### Brief
Strip the pictures and reproduce the rest of the listing exactly.
═══ Records for processing
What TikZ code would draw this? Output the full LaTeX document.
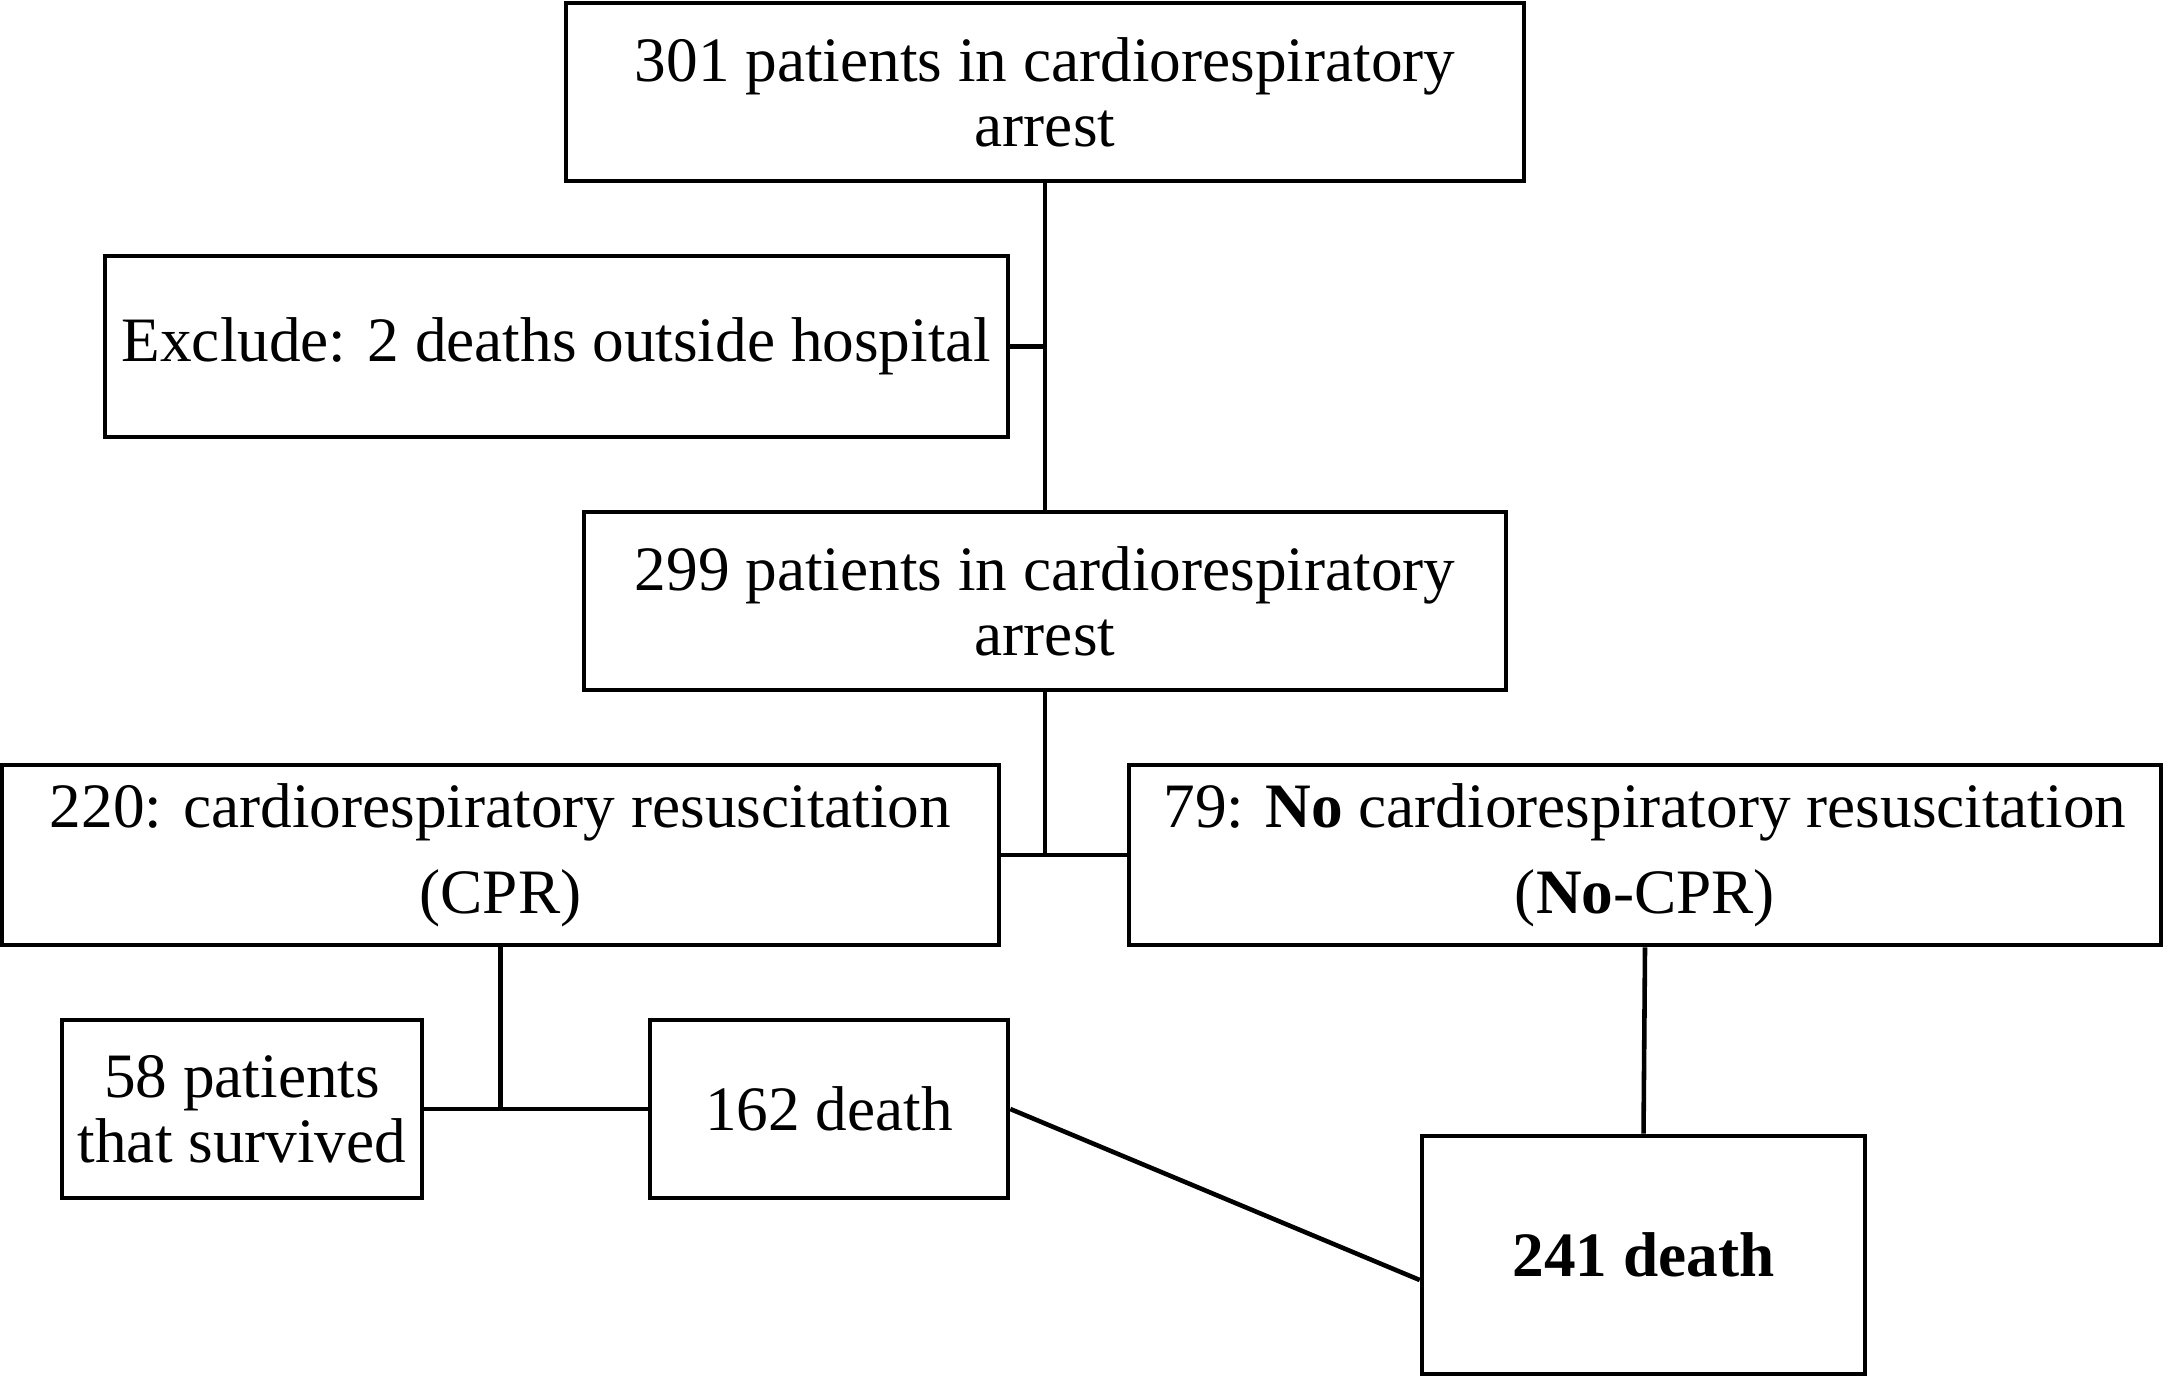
\documentclass[tikz,border=0pt]{standalone}
\usepackage{fontspec}
\setmainfont{Liberation Serif}
\begin{document}
\begin{tikzpicture}[line width=1.3pt,
  font=\fontsize{18}{18.5}\selectfont,
  flowbox/.style={draw,rectangle,align=center,inner sep=0pt}]
  \useasboundingbox (0,0) rectangle (21.69,13.76);
  \node[flowbox,minimum width=9.58cm,minimum height=1.78cm] (all) at (10.45,12.84)
    {301 patients in cardiorespiratory\\arrest};
  \node[flowbox,minimum width=9.03cm,minimum height=1.81cm] (excl) at (5.565,10.295)
    {Exclude: 2 deaths outside hospital};
  \node[flowbox,minimum width=9.22cm,minimum height=1.78cm] (incl) at (10.45,7.75)
    {299 patients in cardiorespiratory\\arrest};
  \node[flowbox,minimum width=9.97cm,minimum height=1.80cm] (cpr) at (5.005,5.21)
    {220: cardiorespiratory resuscitation\\[6pt](CPR)};
  \node[flowbox,minimum width=10.32cm,minimum height=1.80cm] (nocpr) at (16.45,5.21)
    {79: \textbf{No} cardiorespiratory resuscitation\\[6pt](\textbf{No}-CPR)};
  \node[flowbox,minimum width=3.60cm,minimum height=1.78cm] (alive) at (2.42,2.67)
    {58 patients\\that survived};
  \node[flowbox,minimum width=3.58cm,minimum height=1.78cm] (cprdeath) at (8.29,2.67)
    {162 death};
  \node[flowbox,minimum width=4.43cm,minimum height=2.38cm] (total) at (16.435,1.21)
    {\textbf{241 death}};
  % connectors
  \coordinate (split) at (incl.south |- cpr.east);
  \coordinate (fork) at (cpr.south |- alive.east);
  \coordinate (totalin) at ([yshift=-2.5mm]total.west);
  \draw (all.south) -- (incl.north);
  \draw (excl.east) -- (excl.east -| all.south);
  \draw (incl.south) -- (split);
  \draw (cpr.east) -- (nocpr.west);
  \draw (cpr.south) -- (fork);
  \draw (alive.east) -- (cprdeath.west);
  \draw (nocpr.south) -- (total.north);
  \draw (cprdeath.east) -- (totalin);
\end{tikzpicture}
\end{document}
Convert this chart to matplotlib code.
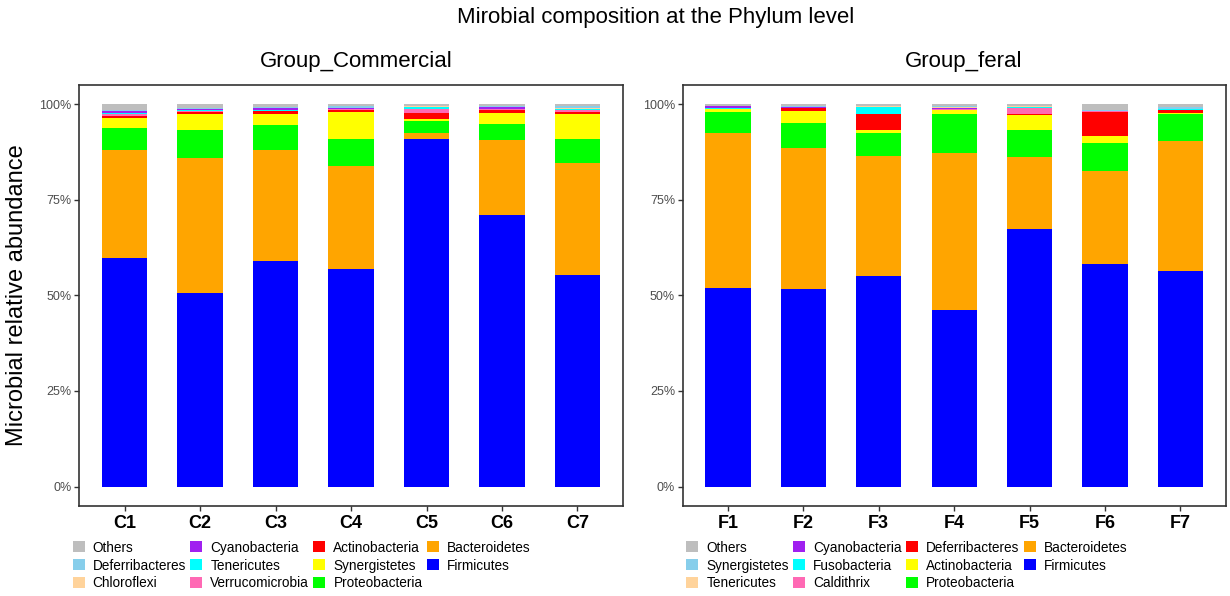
══════
### Written response
What TikZ code would draw this? Output the full LaTeX document.
\documentclass[tikz,border=0pt]{standalone}
\usepackage{fontspec}
\setmainfont{Liberation Serif}
\begin{document}
\begin{tikzpicture}[line width=1.3pt,
  font=\fontsize{18}{18.5}\selectfont,
  flowbox/.style={draw,rectangle,align=center,inner sep=0pt}]
  \useasboundingbox (0,0) rectangle (21.69,13.76);
  \node[flowbox,minimum width=9.58cm,minimum height=1.78cm] (all) at (10.45,12.84)
    {301 patients in cardiorespiratory\\arrest};
  \node[flowbox,minimum width=9.03cm,minimum height=1.81cm] (excl) at (5.565,10.295)
    {Exclude: 2 deaths outside hospital};
  \node[flowbox,minimum width=9.22cm,minimum height=1.78cm] (incl) at (10.45,7.75)
    {299 patients in cardiorespiratory\\arrest};
  \node[flowbox,minimum width=9.97cm,minimum height=1.80cm] (cpr) at (5.005,5.21)
    {220: cardiorespiratory resuscitation\\[6pt](CPR)};
  \node[flowbox,minimum width=10.32cm,minimum height=1.80cm] (nocpr) at (16.45,5.21)
    {79: \textbf{No} cardiorespiratory resuscitation\\[6pt](\textbf{No}-CPR)};
  \node[flowbox,minimum width=3.60cm,minimum height=1.78cm] (alive) at (2.42,2.67)
    {58 patients\\that survived};
  \node[flowbox,minimum width=3.58cm,minimum height=1.78cm] (cprdeath) at (8.29,2.67)
    {162 death};
  \node[flowbox,minimum width=4.43cm,minimum height=2.38cm] (total) at (16.435,1.21)
    {\textbf{241 death}};
  % connectors
  \coordinate (split) at (incl.south |- cpr.east);
  \coordinate (fork) at (cpr.south |- alive.east);
  \coordinate (totalin) at ([yshift=-2.5mm]total.west);
  \draw (all.south) -- (incl.north);
  \draw (excl.east) -- (excl.east -| all.south);
  \draw (incl.south) -- (split);
  \draw (cpr.east) -- (nocpr.west);
  \draw (cpr.south) -- (fork);
  \draw (alive.east) -- (cprdeath.west);
  \draw (nocpr.south) -- (total.north);
  \draw (cprdeath.east) -- (totalin);
\end{tikzpicture}
\end{document}
Convert this chart to matplotlib code.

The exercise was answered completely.